Blue lived at Sugarloaf Women's Village for the last 18 years. The community was founded by Barbara Deming and Jane Verlaine as a place where women could live "gently on the earth." Women visit the village from all over the world to share their ideas, skill, projects, art, and politics. They go to replenish themselves and celebrate their lives in a place where each woman is important for herself. In the past few years, Sugarloaf has worked with HOWL, the women's land community in Vermont, as a sister community.
Blue cherished her deep relationship with her daughter Linda, of whom she was very proud. She delighted in visiting Linda, her husband Sam, and their son Drew. She marveled at her grandson and his willingness to share his inner life. In a recent note to Blue, Drew wrote "You've made my world a wonderful place...I want you to know I am as much as I am because of my relationship with you." Blue's brother Tom DuBois, with whom she had a strong bond, also suffers her loss.

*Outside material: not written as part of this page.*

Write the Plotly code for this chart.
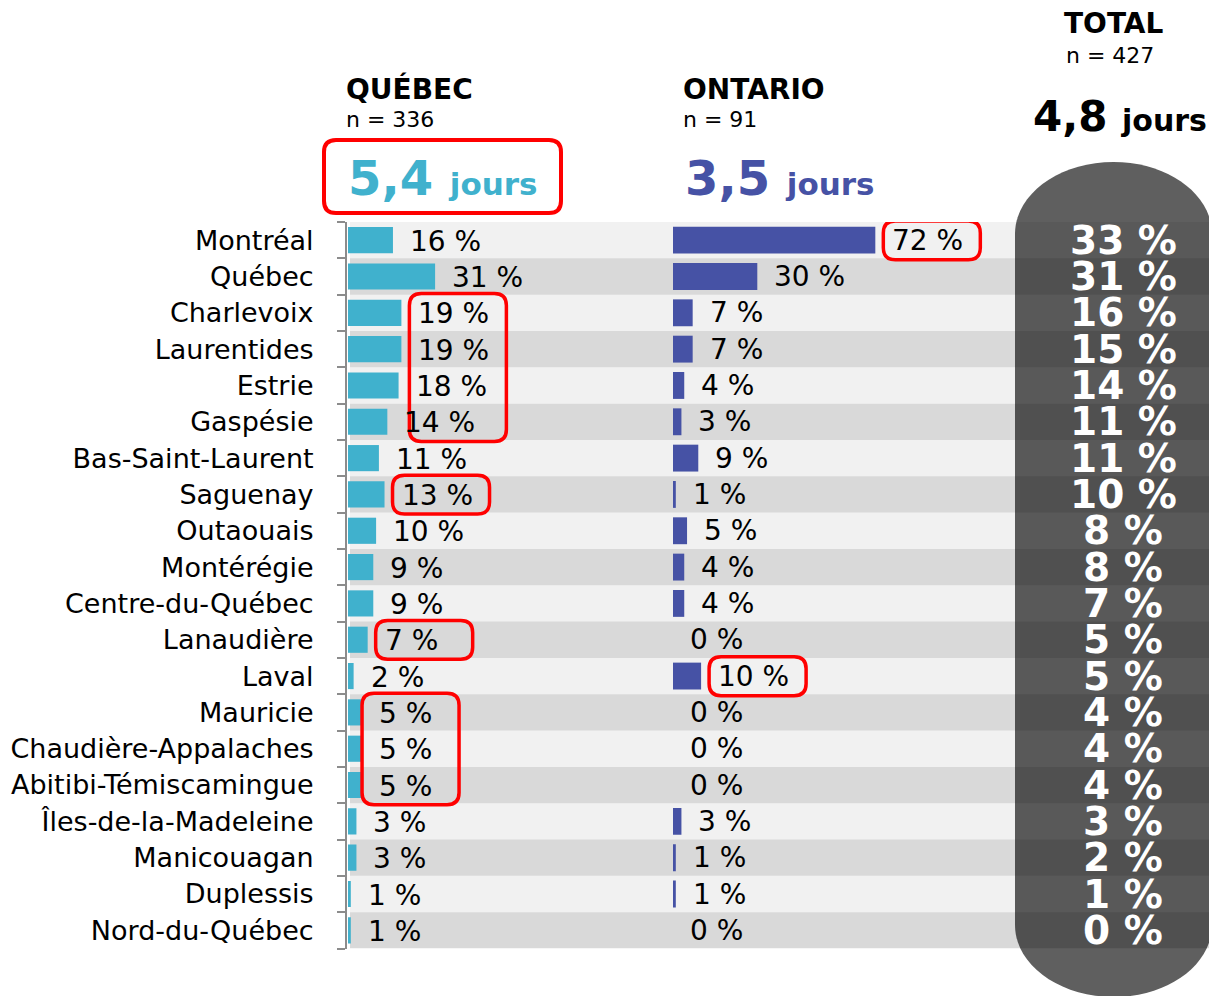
import plotly.graph_objects as go

# ---------------- data ----------------
regions = ["Montréal", "Québec", "Charlevoix", "Laurentides", "Estrie", "Gaspésie",
           "Bas-Saint-Laurent", "Saguenay", "Outaouais", "Montérégie", "Centre-du-Québec",
           "Lanaudière", "Laval", "Mauricie", "Chaudière-Appalaches", "Abitibi-Témiscamingue",
           "Îles-de-la-Madeleine", "Manicouagan", "Duplessis", "Nord-du-Québec"]
quebec = [16, 31, 19, 19, 18, 14, 11, 13, 10, 9, 9, 7, 2, 5, 5, 5, 3, 3, 1, 1]
ontario = [72, 30, 7, 7, 4, 3, 9, 1, 5, 4, 4, 0, 10, 0, 0, 0, 3, 1, 1, 0]
total = [33, 31, 16, 15, 14, 11, 11, 10, 8, 8, 7, 5, 5, 4, 4, 4, 3, 2, 1, 0]

groups = ["QUÉBEC", "ONTARIO", "TOTAL"]
group_n = [336, 91, 427]
group_days = [5.4, 3.5, 4.8]

# highlighted labels: (column, first row, last row)
highlights = [("QC", 2, 5), ("QC", 7, 7), ("QC", 11, 11), ("QC", 13, 15),
              ("ON", 0, 0), ("ON", 12, 12)]

# ---------------- styling / geometry ----------------
W, H = 1217, 996
OFF = 8  # page body margin
FONT = "DejaVu Sans"
TEAL = "#40b1cd"
BLUE = "#4652a5"
RED = "#ff0000"
PX_PER_PCT = 2.81
ROW_TOP, ROW_BOT = 222, 948.5
N = len(regions)
PX_PER_ROW = (ROW_BOT - ROW_TOP) / N
QC_X0, ON_X0, ON_X1 = 348, 673, 1014


def px(x):
    return (x - OFF) / W


def py(y):
    return 1 - (y - OFF) / H


def rounded_path(x0, x1, y0, y1, rx, ry):
    sx = rx if x1 > x0 else -rx
    sy = ry if y1 > y0 else -ry
    return (f"M {x0+sx},{y0} L {x1-sx},{y0} Q {x1},{y0} {x1},{y0+sy} "
            f"L {x1},{y1-sy} Q {x1},{y1} {x1-sx},{y1} L {x0+sx},{y1} "
            f"Q {x0},{y1} {x0},{y1-sy} L {x0},{y0+sy} Q {x0},{y0} {x0+sx},{y0} Z")


fig = go.Figure()
idx = list(range(N))

fig.add_trace(go.Bar(x=quebec, y=idx, orientation="h", marker=dict(color=TEAL, line_width=0),
                     width=0.72, xaxis="x", yaxis="y", hoverinfo="skip"))
fig.add_trace(go.Bar(x=ontario, y=idx, orientation="h", marker=dict(color=BLUE, line_width=0),
                     width=0.74, xaxis="x2", yaxis="y2", hoverinfo="skip"))

ydom = [py(ROW_BOT), py(ROW_TOP)]
shift = 3 / H
fig.update_layout(
    width=W, height=H, margin=dict(l=0, r=0, t=0, b=0),
    paper_bgcolor="white", plot_bgcolor="rgba(0,0,0,0)",
    showlegend=False, barmode="overlay",
    xaxis=dict(domain=[px(QC_X0), px(ON_X0)], range=[0, (ON_X0 - QC_X0) / PX_PER_PCT],
               visible=False, anchor="y", fixedrange=True),
    xaxis2=dict(domain=[px(ON_X0), px(ON_X1)], range=[0, (ON_X1 - ON_X0) / PX_PER_PCT],
                visible=False, anchor="y2", fixedrange=True),
    yaxis=dict(domain=ydom, range=[N - 0.5, -0.5], anchor="free", position=px(346),
               tickmode="array", tickvals=idx, ticktext=regions, ticks="",
               ticklabelstandoff=26,
               tickfont=dict(family=FONT, size=27, color="black"),
               showline=True, linecolor="#8c8c8c", linewidth=2, showgrid=False,
               zeroline=False, fixedrange=True,
               minor=dict(tickmode="linear", tick0=-0.5, dtick=1, ticks="outside",
                          ticklen=8, tickwidth=2, tickcolor="#8c8c8c", showgrid=False)),
    yaxis2=dict(domain=[ydom[0] + shift, ydom[1] + shift], range=[N - 0.5, -0.5],
                anchor="x2", overlaying="y", visible=False, fixedrange=True),
)

shapes = []
# pill behind total column
L, R, T, B = 1015, 1212, 162, 997
rx, ry, k = (R - L) / 2, 72, 0.5523
cx = (L + R) / 2
pts = [("M", [(L, T + ry)]),
       ("C", [(L, T + ry - k * ry), (cx - k * rx, T), (cx, T)]),
       ("C", [(cx + k * rx, T), (R, T + ry - k * ry), (R, T + ry)]),
       ("L", [(R, B - ry)]),
       ("C", [(R, B - ry + k * ry), (cx + k * rx, B), (cx, B)]),
       ("C", [(cx - k * rx, B), (L, B - ry + k * ry), (L, B - ry)])]
path = " ".join(cmd + " " + " ".join(f"{px(a):.5f},{py(b):.5f}" for a, b in p) for cmd, p in pts) + " Z"
shapes.append(dict(type="path", path=path, xref="paper", yref="paper", fillcolor="#5f5f5f",
                   line_width=0, layer="below"))
# row stripes
for i in idx:
    shapes.append(dict(type="rect", xref="paper", yref="y", x0=px(350), x1=px(1212),
                       y0=i - 0.5, y1=i + 0.5, line_width=0, layer="below",
                       fillcolor="rgba(0,0,0,0.055)" if i % 2 == 0 else "rgba(0,0,0,0.15)"))

# highlight boxes around labels
for col, r0, r1 in highlights:
    vals = quebec if col == "QC" else ontario
    xr, yr = ("x", "y") if col == "QC" else ("x2", "y2")
    vmax = max(vals[r0:r1 + 1])
    left = vmax + 8 / PX_PER_PCT
    if col == "QC" and vmax <= 5:
        left = vmax
    right = left + 97 / PX_PER_PCT
    shapes.append(dict(type="path", xref=xr, yref=yr,
                       path=rounded_path(left, right, r0 - 0.53, r1 + 0.54,
                                         12 / PX_PER_PCT, 12 / PX_PER_ROW),
                       line=dict(color=RED, width=3.5), fillcolor="rgba(0,0,0,0)", layer="above"))
# highlight box around Québec average
shapes.append(dict(type="path", xref="paper", yref="paper",
                   path=rounded_path(px(324), px(561), py(140), py(213), 12 / W, 12 / H),
                   line=dict(color=RED, width=4), fillcolor="rgba(0,0,0,0)", layer="above"))
fig.update_layout(shapes=shapes)

ann = []
for i in idx:
    ann.append(dict(x=quebec[i], y=i, xref="x", yref="y", text=f"{quebec[i]} %",
                    showarrow=False, xanchor="left", yanchor="middle", xshift=15, yshift=-1,
                    font=dict(family=FONT, size=28, color="black")))
    ann.append(dict(x=ontario[i], y=i, xref="x2", yref="y2", text=f"{ontario[i]} %",
                    showarrow=False, xanchor="left", yanchor="middle", xshift=15,
                    font=dict(family=FONT, size=28, color="black")))
    ann.append(dict(x=px(1123), y=i, xref="paper", yref="y", text=f"<b>{total[i]} %</b>",
                    showarrow=False, xanchor="center", yanchor="middle",
                    font=dict(family=FONT, size=39, color="white")))


def fmt(v):
    return f"{v:.1f}".replace(".", ",")


# headers
hdr_x = [344, 681]
day_colors = [TEAL, BLUE]
for j in range(2):
    ann.append(dict(x=px(hdr_x[j]), y=py(89), xref="paper", yref="paper", text=f"<b>{groups[j]}</b>",
                    showarrow=False, xanchor="left", yanchor="middle",
                    font=dict(family=FONT, size=28, color="black")))
    ann.append(dict(x=px(hdr_x[j]), y=py(120), xref="paper", yref="paper", text=f"n = {group_n[j]}",
                    showarrow=False, xanchor="left", yanchor="middle",
                    font=dict(family=FONT, size=22, color="black")))
    ann.append(dict(x=px(hdr_x[j] + 2), y=py(178), xref="paper", yref="paper",
                    text=f"<b>{fmt(group_days[j])} <span style='font-size:31px'>jours</span></b>",
                    showarrow=False, xanchor="left", yanchor="middle",
                    font=dict(family=FONT, size=48, color=day_colors[j])))
ann.append(dict(x=px(1113), y=py(24), xref="paper", yref="paper", text=f"<b>{groups[2]}</b>",
                showarrow=False, xanchor="center", yanchor="middle",
                font=dict(family=FONT, size=28, color="black")))
ann.append(dict(x=px(1110), y=py(55), xref="paper", yref="paper", text=f"n = {group_n[2]}",
                showarrow=False, xanchor="center", yanchor="middle",
                font=dict(family=FONT, size=22, color="black")))
ann.append(dict(x=px(1120), y=py(116), xref="paper", yref="paper",
                text=f"<b>{fmt(group_days[2])} <span style='font-size:30px'>jours</span></b>",
                showarrow=False, xanchor="center", yanchor="middle",
                font=dict(family=FONT, size=42, color="black")))
fig.update_layout(annotations=ann)

fig.write_html("out.html")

A film about Blue's life, "Some Ground to Stand On," was completed last year and has been shown at 30 festivals both here and abroad. The winner of numerous festival prizes plus the National Education Media Apple Award, it tells about Blue's odyssey of coming of age as a butch lesbian in 1950s New Orleans, of multiple arrests, and of eventually being harassed out of town for "wearing clothing of the opposite sex." For the next 20 years she lived in New York City coping as a single parent, becoming sober, and transforming her life through her activism. Blue attended many of the screenings and in each case her purity of heart and her vision as depicted in the film were further evident in her articulate and inspiring talks to the audience. In New Orleans, the town she was forced to leave, there was a reception in her honor in conjunction with the screening at the New Orleans Film Festival.

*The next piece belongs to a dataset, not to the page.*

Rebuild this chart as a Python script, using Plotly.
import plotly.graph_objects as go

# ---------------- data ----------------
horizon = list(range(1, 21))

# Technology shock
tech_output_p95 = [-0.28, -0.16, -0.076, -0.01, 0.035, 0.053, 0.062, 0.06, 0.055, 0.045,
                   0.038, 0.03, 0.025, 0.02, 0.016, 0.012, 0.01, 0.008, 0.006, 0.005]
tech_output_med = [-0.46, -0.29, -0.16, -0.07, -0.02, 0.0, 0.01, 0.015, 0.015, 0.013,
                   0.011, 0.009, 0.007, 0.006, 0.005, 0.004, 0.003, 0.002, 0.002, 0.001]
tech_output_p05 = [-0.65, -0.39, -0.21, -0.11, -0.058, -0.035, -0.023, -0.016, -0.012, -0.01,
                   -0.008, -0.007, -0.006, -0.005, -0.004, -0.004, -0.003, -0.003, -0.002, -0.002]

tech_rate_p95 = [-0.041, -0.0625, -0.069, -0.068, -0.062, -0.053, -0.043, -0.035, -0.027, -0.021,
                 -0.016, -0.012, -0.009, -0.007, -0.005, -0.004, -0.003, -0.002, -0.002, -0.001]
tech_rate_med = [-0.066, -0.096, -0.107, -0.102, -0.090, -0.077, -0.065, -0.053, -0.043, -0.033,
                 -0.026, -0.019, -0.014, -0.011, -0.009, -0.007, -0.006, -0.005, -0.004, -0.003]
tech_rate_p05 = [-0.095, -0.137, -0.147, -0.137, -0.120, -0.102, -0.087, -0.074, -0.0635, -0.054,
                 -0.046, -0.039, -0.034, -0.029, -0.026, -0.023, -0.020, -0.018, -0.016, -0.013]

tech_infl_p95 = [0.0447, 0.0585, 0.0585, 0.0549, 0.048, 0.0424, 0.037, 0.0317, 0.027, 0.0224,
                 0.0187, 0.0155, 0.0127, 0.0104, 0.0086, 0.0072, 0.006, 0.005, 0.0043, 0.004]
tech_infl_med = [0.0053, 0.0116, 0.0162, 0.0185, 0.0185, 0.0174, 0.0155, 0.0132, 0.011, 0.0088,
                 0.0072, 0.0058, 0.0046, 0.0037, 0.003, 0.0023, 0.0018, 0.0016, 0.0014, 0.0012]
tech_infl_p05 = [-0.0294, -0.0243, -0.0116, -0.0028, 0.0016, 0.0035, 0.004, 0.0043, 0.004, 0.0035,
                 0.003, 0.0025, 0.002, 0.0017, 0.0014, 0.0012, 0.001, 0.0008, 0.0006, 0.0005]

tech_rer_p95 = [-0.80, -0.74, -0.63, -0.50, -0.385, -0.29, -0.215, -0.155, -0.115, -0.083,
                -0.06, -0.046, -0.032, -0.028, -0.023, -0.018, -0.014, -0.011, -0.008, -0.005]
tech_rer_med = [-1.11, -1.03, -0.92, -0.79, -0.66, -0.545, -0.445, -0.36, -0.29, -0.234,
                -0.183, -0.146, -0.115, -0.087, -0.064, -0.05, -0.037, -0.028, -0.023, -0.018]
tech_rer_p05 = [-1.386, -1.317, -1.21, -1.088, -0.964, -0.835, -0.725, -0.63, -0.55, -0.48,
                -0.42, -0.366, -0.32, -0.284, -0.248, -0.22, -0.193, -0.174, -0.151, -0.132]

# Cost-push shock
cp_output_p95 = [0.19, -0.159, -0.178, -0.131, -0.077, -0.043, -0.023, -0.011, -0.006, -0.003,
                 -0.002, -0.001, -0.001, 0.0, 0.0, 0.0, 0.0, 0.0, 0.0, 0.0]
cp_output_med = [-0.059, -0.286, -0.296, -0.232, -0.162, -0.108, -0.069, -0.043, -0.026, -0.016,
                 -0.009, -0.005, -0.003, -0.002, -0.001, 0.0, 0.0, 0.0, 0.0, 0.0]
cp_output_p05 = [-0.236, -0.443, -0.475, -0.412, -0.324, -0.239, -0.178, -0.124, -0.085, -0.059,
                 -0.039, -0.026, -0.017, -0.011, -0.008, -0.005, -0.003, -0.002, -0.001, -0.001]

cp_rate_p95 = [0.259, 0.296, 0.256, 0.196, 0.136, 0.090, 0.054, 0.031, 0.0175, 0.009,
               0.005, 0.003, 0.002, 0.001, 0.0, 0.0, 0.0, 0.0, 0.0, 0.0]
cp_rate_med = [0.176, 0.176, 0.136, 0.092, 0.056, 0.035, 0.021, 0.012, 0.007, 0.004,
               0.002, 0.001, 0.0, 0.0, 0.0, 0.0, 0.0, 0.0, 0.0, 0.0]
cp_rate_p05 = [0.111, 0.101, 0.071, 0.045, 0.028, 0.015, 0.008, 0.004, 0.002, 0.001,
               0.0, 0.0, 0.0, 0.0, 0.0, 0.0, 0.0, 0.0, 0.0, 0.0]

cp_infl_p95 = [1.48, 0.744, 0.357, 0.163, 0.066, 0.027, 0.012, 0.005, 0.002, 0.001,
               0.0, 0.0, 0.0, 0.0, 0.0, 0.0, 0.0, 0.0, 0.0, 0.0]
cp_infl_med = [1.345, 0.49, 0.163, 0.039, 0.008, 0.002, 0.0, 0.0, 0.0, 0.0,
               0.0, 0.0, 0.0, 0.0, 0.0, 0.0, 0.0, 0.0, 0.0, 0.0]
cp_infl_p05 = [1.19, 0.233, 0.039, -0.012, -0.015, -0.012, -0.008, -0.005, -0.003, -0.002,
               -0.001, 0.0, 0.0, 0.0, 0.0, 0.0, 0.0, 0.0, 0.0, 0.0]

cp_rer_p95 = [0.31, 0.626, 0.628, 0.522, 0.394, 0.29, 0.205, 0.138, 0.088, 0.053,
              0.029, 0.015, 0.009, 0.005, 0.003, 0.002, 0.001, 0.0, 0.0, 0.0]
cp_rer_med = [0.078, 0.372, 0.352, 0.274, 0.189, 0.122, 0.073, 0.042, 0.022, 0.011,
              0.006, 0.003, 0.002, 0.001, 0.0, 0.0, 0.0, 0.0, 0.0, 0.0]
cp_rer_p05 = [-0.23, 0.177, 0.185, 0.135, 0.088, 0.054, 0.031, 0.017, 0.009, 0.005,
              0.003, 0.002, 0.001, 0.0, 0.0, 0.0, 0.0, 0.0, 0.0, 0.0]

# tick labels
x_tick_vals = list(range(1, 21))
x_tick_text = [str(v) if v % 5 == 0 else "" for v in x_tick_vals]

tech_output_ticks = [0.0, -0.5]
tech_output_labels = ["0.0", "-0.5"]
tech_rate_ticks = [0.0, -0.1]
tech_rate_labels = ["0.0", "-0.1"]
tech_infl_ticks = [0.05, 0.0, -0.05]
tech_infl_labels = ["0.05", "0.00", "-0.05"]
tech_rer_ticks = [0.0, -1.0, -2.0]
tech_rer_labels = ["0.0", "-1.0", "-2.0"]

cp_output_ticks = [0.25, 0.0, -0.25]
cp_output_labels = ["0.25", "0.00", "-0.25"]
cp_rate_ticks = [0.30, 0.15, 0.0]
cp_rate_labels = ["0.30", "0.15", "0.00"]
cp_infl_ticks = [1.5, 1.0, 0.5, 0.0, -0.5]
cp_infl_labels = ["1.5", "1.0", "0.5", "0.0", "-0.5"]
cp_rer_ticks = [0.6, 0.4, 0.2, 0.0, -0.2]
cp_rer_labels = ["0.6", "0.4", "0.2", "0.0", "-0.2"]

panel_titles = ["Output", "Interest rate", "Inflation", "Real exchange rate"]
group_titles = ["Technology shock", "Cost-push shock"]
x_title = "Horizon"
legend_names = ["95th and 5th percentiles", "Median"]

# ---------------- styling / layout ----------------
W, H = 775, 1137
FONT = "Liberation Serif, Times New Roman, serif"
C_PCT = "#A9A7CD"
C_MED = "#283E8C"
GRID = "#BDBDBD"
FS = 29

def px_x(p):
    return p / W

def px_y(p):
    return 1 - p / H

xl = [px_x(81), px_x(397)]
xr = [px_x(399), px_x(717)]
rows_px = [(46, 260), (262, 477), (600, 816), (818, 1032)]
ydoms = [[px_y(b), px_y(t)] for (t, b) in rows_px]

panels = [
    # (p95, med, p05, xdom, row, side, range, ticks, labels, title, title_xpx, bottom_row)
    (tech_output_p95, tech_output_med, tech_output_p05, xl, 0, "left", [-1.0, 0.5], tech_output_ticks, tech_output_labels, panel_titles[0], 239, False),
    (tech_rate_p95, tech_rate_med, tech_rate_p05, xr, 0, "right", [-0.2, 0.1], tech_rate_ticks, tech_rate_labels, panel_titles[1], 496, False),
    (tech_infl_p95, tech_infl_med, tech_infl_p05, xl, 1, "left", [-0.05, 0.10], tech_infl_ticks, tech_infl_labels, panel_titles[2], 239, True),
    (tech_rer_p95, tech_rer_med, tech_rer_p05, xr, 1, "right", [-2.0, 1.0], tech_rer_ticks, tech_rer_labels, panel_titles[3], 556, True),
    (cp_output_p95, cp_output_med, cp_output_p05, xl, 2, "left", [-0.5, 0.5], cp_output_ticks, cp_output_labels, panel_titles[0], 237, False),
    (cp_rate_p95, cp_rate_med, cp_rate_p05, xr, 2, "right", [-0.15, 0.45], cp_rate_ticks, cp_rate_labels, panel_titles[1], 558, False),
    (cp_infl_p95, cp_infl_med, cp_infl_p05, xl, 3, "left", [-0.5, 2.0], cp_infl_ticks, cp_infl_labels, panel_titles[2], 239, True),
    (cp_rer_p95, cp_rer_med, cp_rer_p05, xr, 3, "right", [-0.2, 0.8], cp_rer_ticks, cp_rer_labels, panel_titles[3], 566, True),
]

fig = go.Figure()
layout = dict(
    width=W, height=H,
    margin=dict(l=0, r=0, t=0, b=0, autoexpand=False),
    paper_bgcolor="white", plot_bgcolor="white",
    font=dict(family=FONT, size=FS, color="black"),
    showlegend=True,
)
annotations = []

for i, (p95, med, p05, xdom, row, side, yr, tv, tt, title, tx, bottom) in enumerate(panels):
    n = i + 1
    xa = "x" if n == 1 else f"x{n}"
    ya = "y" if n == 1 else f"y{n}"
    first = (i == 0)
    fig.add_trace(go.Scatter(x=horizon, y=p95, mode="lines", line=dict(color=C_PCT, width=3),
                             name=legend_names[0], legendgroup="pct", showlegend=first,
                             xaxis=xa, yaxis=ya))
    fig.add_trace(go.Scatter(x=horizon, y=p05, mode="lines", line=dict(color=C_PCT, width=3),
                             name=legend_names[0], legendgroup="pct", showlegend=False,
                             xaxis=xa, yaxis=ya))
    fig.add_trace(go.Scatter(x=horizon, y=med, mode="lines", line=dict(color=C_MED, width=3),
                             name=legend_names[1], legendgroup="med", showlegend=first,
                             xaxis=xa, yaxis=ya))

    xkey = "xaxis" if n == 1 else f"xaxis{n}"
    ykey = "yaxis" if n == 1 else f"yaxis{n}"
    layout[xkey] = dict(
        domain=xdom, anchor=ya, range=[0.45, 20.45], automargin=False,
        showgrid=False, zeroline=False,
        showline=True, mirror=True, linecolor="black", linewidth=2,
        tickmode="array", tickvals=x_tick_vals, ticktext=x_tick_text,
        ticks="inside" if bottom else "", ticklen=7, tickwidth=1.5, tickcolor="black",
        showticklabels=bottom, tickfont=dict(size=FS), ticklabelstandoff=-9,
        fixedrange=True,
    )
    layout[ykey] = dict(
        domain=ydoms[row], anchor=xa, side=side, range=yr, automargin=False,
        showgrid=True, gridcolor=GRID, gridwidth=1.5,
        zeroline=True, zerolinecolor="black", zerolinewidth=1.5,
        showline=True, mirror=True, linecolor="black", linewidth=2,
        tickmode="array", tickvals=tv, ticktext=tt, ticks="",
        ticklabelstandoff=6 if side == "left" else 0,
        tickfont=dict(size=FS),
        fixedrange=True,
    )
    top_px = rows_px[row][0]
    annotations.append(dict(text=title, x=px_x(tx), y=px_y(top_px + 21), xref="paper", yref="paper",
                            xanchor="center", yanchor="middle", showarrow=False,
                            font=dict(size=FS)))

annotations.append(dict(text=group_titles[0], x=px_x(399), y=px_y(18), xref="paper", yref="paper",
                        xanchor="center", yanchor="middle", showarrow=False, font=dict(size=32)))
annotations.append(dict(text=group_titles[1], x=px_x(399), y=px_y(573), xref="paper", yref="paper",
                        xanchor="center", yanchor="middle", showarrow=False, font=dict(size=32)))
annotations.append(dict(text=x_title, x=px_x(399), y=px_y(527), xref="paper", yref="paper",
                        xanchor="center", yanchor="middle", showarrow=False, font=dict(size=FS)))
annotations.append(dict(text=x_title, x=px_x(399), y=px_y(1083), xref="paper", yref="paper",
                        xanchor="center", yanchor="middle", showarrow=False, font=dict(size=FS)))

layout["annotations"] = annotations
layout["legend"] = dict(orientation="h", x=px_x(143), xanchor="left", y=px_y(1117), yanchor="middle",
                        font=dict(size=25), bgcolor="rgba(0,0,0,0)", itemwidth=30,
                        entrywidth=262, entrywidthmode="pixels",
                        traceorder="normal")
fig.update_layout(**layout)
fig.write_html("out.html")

Blue was a working class lesbian/feminist who cross-dressed in the 1950s as an act of unconscious resistance before an organized lesbian and gay movement began. She was self-educated and her politics became clarified by her experience, the women she met, and the very extensive reading she did.
She was a woman with a wide range of interests who had the courage to be herself from a young age. She lived consciously and created community wherever she was. She inspired us all to bring about a better world. Her friends, family, and lovers will forever miss her.
Remembrances can be sent to the Sugarloaf Women's Land Trust, 19657 Date Palm Drive, Summerland Key, FL 33042.